Task to complete: Copy the records below exactly, starting at the line that contains "Give me the Plotly source for this chart." and ending at the line that contains "col_left = [i * col_w for i in range(n_cols)]"; leave out any pictures.

Listed entries:
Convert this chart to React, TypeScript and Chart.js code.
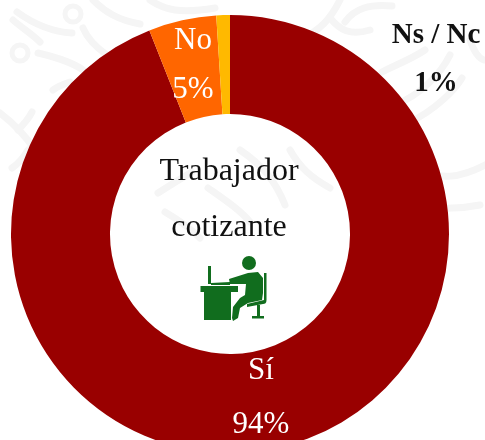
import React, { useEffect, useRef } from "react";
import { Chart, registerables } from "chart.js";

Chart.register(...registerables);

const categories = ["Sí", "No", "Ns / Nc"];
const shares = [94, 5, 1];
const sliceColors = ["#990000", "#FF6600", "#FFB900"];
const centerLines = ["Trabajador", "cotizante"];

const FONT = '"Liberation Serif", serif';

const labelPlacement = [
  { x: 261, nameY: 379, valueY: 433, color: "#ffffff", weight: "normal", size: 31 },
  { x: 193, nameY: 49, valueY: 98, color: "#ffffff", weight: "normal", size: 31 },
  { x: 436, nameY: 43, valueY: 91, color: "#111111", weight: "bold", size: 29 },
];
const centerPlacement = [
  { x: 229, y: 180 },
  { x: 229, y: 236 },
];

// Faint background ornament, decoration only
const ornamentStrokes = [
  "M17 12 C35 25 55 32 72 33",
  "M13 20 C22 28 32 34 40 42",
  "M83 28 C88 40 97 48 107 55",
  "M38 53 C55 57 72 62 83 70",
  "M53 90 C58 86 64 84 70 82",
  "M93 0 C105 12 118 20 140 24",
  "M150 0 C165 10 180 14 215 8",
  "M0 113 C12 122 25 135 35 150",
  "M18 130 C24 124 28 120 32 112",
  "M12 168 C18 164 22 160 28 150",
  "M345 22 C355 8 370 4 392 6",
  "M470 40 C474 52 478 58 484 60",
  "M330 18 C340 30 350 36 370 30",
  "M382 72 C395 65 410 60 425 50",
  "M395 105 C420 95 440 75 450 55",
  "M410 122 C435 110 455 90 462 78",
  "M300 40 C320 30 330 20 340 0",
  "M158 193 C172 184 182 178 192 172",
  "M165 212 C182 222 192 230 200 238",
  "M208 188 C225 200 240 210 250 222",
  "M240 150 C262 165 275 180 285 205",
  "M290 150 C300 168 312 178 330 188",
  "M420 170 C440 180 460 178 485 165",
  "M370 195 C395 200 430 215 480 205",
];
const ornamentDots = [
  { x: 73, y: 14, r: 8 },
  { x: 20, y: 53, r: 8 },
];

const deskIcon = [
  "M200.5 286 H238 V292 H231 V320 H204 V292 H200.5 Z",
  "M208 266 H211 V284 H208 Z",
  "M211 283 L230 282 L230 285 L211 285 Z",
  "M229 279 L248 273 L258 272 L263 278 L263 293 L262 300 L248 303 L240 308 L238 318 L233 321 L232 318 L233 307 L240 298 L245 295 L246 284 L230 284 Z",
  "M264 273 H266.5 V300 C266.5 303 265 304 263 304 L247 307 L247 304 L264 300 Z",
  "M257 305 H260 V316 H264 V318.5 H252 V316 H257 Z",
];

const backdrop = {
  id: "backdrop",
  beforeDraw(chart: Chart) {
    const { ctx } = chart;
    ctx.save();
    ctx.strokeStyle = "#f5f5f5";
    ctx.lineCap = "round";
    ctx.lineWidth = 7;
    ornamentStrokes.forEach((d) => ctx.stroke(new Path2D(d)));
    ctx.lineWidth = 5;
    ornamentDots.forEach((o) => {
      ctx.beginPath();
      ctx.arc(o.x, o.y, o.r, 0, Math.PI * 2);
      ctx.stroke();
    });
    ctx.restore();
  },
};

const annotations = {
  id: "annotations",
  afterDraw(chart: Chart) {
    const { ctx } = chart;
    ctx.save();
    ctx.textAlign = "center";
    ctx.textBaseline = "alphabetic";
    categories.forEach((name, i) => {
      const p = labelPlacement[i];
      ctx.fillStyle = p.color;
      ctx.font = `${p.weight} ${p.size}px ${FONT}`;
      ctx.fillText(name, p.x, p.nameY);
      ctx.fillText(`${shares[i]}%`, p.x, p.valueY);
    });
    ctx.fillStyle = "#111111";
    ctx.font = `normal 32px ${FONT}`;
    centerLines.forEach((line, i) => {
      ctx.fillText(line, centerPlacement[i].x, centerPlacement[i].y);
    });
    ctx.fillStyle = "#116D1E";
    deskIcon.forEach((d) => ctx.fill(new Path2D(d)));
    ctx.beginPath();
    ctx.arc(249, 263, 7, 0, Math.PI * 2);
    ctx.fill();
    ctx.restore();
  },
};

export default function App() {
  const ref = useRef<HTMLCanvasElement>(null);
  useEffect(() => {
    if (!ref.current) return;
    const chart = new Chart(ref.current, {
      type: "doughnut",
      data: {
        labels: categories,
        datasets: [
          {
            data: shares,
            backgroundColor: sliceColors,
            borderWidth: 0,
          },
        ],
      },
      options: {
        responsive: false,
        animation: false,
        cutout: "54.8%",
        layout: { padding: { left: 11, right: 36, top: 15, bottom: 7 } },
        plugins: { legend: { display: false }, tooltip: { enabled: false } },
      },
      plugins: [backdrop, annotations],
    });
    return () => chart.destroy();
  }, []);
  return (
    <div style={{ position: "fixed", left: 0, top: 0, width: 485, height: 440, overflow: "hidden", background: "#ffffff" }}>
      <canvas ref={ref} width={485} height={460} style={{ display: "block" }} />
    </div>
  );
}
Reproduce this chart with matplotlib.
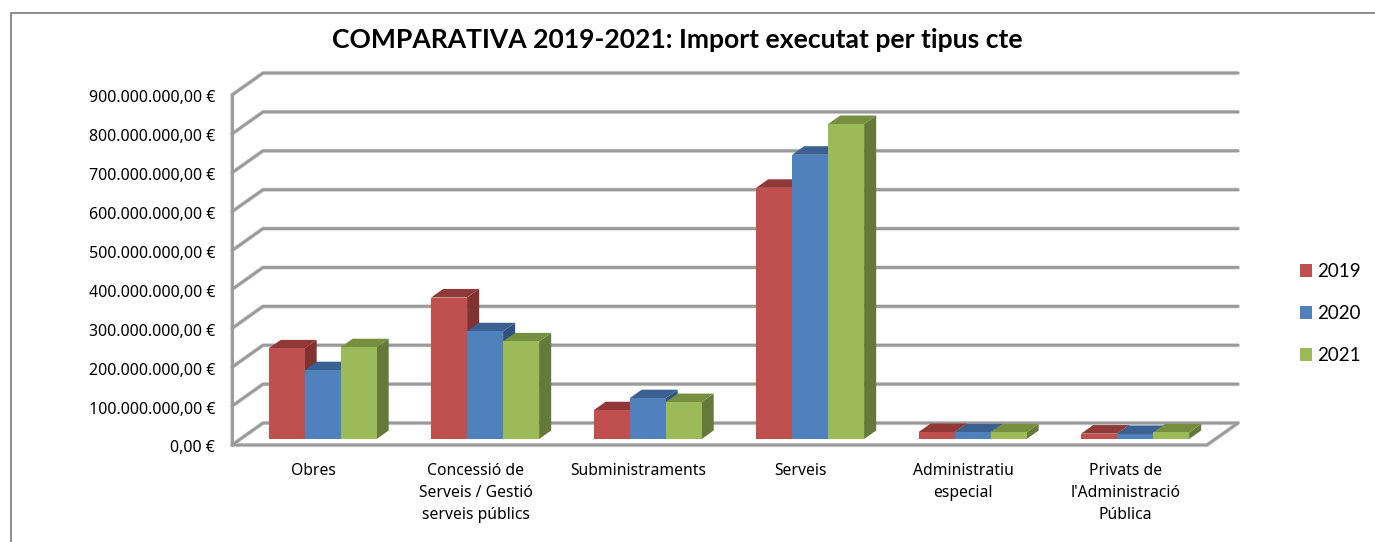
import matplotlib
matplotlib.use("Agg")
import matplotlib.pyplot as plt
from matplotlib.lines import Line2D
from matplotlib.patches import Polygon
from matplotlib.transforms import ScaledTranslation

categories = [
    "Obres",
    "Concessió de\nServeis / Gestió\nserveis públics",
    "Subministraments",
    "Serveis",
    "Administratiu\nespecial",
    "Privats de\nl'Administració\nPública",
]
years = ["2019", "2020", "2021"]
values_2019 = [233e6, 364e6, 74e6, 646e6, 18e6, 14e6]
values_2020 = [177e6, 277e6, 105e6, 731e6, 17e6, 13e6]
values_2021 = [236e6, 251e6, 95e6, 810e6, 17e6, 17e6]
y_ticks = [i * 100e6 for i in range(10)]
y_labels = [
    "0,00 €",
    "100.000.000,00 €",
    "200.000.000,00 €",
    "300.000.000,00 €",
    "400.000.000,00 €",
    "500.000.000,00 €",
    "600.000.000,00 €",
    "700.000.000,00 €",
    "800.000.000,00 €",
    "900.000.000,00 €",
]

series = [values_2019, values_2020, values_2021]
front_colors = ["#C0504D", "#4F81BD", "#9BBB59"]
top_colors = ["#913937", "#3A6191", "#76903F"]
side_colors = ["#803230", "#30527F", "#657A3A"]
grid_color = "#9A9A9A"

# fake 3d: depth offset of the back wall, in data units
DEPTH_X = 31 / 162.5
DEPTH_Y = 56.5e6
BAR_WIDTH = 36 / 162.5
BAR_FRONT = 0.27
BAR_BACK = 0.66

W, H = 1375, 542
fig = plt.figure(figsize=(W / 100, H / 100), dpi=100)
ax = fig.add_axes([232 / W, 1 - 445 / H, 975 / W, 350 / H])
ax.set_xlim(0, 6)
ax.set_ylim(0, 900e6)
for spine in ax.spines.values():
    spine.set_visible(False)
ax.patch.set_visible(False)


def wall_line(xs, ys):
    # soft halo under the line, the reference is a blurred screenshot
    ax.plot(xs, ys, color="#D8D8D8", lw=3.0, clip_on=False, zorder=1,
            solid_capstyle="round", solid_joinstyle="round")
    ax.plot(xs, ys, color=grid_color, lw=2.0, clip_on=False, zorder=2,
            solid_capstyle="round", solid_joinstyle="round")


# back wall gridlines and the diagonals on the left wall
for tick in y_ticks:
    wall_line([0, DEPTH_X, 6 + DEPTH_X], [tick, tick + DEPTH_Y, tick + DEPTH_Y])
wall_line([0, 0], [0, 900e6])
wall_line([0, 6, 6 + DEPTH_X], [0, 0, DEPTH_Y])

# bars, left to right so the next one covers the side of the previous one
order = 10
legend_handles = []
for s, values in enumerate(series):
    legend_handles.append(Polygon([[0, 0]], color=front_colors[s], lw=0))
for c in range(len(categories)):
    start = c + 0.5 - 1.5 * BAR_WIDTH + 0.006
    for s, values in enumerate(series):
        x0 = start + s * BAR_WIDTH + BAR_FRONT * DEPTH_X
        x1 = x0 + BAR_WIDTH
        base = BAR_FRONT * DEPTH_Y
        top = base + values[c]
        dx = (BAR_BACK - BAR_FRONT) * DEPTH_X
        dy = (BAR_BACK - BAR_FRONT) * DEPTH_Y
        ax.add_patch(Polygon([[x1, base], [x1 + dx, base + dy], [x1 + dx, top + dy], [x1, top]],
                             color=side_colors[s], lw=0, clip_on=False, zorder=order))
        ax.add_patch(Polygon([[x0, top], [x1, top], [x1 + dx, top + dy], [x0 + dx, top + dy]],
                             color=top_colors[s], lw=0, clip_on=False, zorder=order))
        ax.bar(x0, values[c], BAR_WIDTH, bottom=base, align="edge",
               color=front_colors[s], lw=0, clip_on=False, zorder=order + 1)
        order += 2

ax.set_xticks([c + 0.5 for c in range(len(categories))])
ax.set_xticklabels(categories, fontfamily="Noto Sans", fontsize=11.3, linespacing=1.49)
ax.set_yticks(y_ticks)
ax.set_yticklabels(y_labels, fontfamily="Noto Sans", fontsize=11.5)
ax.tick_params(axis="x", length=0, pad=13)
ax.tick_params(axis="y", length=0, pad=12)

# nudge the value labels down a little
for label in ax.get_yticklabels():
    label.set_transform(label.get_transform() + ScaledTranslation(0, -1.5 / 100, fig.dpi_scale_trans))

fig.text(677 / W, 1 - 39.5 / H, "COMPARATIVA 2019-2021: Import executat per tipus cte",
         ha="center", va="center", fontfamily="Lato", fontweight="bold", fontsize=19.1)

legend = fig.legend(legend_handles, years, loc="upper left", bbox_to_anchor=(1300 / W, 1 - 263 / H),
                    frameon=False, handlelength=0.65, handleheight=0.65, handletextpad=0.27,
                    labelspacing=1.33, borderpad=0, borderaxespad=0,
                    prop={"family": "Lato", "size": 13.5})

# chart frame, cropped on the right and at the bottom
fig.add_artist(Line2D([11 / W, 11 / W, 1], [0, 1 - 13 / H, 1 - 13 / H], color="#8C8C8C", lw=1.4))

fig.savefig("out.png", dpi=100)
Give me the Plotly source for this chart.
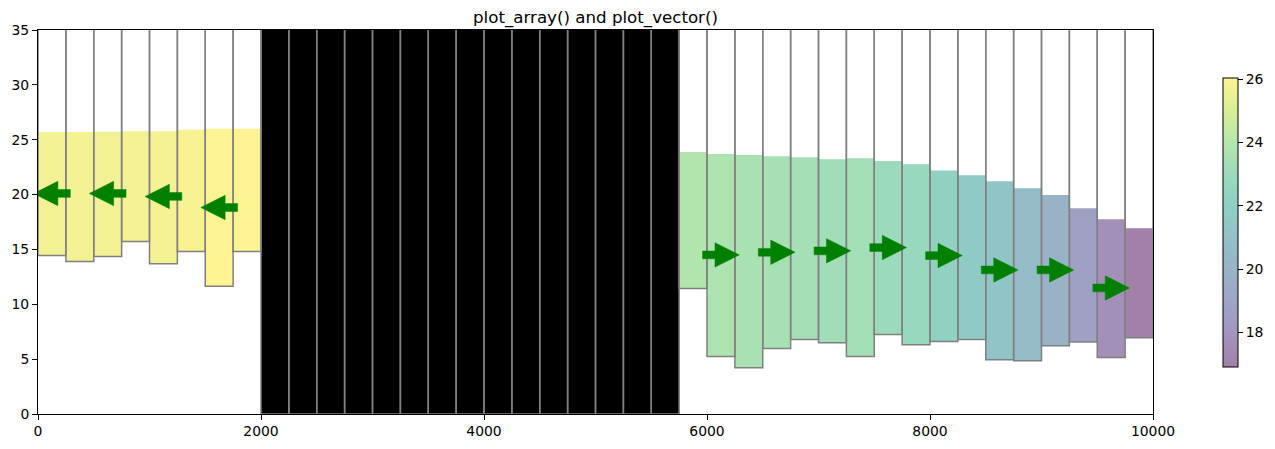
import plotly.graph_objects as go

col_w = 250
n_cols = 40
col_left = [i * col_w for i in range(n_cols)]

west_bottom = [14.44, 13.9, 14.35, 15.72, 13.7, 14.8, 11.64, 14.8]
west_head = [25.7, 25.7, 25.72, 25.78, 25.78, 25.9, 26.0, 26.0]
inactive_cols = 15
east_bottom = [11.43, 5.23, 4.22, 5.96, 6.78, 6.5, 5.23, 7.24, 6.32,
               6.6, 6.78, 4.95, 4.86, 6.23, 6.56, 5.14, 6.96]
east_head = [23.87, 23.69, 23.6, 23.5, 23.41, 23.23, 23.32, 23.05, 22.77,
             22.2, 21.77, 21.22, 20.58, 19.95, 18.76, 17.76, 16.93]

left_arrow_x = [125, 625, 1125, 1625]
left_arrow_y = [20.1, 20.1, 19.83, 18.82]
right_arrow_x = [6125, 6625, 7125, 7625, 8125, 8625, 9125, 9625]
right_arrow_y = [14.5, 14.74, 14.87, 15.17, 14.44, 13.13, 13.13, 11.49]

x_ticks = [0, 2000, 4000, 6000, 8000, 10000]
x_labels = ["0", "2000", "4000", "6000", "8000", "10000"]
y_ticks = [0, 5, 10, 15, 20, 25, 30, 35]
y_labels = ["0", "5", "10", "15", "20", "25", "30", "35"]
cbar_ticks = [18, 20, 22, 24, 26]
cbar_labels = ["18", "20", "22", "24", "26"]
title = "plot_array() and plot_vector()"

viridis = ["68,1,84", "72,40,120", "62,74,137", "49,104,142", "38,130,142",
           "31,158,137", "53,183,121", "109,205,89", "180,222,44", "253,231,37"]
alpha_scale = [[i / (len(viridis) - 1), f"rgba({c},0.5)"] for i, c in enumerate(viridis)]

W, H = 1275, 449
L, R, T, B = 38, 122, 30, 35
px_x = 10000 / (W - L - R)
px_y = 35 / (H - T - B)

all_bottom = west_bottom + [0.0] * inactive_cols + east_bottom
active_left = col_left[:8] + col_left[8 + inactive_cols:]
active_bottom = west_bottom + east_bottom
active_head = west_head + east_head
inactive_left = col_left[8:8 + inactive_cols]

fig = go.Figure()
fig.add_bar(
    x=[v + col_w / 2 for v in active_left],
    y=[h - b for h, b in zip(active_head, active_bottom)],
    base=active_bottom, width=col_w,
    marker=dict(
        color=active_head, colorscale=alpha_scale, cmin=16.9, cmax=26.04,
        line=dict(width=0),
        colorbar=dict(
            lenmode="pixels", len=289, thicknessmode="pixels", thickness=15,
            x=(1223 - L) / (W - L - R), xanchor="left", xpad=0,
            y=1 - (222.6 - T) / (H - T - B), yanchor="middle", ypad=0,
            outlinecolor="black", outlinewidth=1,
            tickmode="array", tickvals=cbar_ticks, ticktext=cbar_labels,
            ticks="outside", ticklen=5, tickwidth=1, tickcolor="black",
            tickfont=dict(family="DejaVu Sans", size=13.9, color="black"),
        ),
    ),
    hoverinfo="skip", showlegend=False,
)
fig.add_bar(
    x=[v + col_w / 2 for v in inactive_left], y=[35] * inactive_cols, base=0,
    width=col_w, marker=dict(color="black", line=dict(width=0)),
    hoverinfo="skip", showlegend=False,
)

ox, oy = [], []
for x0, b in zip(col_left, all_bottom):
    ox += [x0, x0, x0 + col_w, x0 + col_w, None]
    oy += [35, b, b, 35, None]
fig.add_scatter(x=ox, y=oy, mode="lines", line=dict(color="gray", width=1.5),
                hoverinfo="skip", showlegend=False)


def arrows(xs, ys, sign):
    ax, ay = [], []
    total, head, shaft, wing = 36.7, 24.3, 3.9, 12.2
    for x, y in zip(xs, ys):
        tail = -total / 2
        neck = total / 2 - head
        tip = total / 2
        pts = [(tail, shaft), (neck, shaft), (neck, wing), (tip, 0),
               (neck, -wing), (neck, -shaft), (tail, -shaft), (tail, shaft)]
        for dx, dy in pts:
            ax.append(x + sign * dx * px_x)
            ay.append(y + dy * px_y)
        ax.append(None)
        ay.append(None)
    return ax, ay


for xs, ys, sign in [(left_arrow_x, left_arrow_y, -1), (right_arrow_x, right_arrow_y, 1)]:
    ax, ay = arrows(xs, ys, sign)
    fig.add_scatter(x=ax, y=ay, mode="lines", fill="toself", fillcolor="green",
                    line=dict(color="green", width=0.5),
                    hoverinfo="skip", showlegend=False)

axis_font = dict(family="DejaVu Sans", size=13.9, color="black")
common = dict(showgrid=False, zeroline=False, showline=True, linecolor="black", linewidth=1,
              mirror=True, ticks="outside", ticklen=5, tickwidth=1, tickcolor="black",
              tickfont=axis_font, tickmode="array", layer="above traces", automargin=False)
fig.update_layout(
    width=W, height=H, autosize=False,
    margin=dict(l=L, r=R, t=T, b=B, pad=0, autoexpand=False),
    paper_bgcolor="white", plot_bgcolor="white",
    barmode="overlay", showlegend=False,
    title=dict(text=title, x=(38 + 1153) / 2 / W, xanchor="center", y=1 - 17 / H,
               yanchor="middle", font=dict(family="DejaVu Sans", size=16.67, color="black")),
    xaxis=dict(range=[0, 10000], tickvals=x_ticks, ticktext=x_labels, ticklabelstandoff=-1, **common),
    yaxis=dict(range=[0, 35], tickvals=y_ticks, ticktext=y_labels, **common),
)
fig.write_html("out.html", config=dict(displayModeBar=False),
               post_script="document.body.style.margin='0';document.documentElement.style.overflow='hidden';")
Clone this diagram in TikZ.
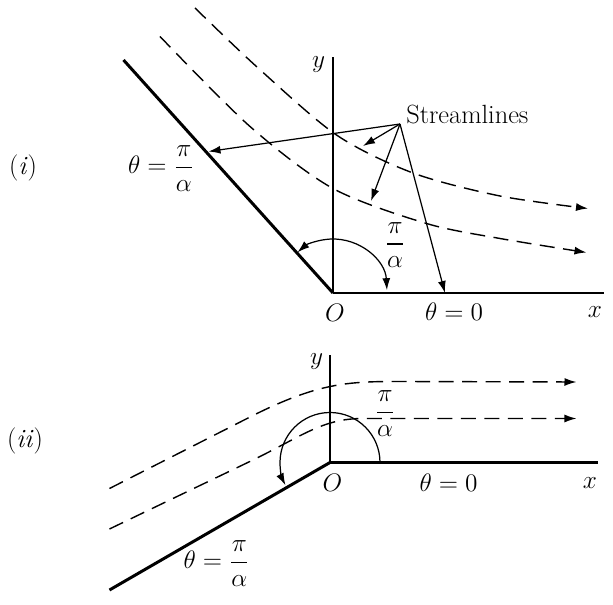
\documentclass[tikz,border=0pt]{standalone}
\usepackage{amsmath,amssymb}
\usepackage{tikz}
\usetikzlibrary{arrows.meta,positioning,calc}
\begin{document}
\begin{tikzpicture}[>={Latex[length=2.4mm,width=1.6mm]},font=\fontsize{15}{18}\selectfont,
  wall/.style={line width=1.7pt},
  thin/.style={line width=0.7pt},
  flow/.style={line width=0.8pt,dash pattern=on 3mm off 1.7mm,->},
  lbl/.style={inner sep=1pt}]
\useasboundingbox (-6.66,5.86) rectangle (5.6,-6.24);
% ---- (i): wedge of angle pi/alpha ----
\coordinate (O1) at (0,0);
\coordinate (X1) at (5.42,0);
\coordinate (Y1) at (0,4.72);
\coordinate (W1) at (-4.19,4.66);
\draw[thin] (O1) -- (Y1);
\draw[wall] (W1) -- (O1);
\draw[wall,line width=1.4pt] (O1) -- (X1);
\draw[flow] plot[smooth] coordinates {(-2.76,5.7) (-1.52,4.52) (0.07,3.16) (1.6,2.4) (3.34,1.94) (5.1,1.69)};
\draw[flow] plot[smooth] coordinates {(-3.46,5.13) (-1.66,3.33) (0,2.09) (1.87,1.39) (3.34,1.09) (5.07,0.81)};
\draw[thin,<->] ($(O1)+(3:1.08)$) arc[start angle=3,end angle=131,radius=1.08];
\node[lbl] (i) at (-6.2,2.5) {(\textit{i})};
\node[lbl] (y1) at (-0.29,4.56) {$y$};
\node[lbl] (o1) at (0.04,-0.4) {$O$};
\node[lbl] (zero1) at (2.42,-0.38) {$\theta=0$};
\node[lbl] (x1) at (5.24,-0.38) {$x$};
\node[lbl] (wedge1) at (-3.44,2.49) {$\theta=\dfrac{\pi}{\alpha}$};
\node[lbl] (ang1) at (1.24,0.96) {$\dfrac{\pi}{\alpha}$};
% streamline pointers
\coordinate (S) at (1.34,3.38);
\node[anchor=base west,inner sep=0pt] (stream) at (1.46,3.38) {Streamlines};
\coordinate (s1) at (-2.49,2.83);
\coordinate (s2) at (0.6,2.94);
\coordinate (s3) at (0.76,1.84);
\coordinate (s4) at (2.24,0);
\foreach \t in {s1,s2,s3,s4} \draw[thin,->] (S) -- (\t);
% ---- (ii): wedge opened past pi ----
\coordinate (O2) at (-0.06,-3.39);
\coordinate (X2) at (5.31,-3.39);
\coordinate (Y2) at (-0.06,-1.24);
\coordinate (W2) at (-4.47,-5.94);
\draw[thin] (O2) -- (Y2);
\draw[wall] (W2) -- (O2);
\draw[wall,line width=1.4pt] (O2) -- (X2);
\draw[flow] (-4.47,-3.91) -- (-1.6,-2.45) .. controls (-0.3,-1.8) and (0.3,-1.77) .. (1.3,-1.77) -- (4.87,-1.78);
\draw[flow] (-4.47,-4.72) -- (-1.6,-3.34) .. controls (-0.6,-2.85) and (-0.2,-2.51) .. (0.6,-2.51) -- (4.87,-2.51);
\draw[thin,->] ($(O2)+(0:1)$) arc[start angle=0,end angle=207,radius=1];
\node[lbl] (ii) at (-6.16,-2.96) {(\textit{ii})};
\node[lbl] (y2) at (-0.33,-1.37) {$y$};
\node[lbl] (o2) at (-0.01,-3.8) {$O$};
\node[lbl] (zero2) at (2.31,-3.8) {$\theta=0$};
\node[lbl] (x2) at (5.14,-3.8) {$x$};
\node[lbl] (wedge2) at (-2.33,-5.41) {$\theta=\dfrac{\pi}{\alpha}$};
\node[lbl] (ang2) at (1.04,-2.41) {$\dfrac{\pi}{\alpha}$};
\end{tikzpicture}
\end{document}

Response for this exercise:
Give me the Plotly source for this chart.
import plotly.graph_objects as go

col_w = 250
n_cols = 40
col_left = [i * col_w for i in range(n_cols)]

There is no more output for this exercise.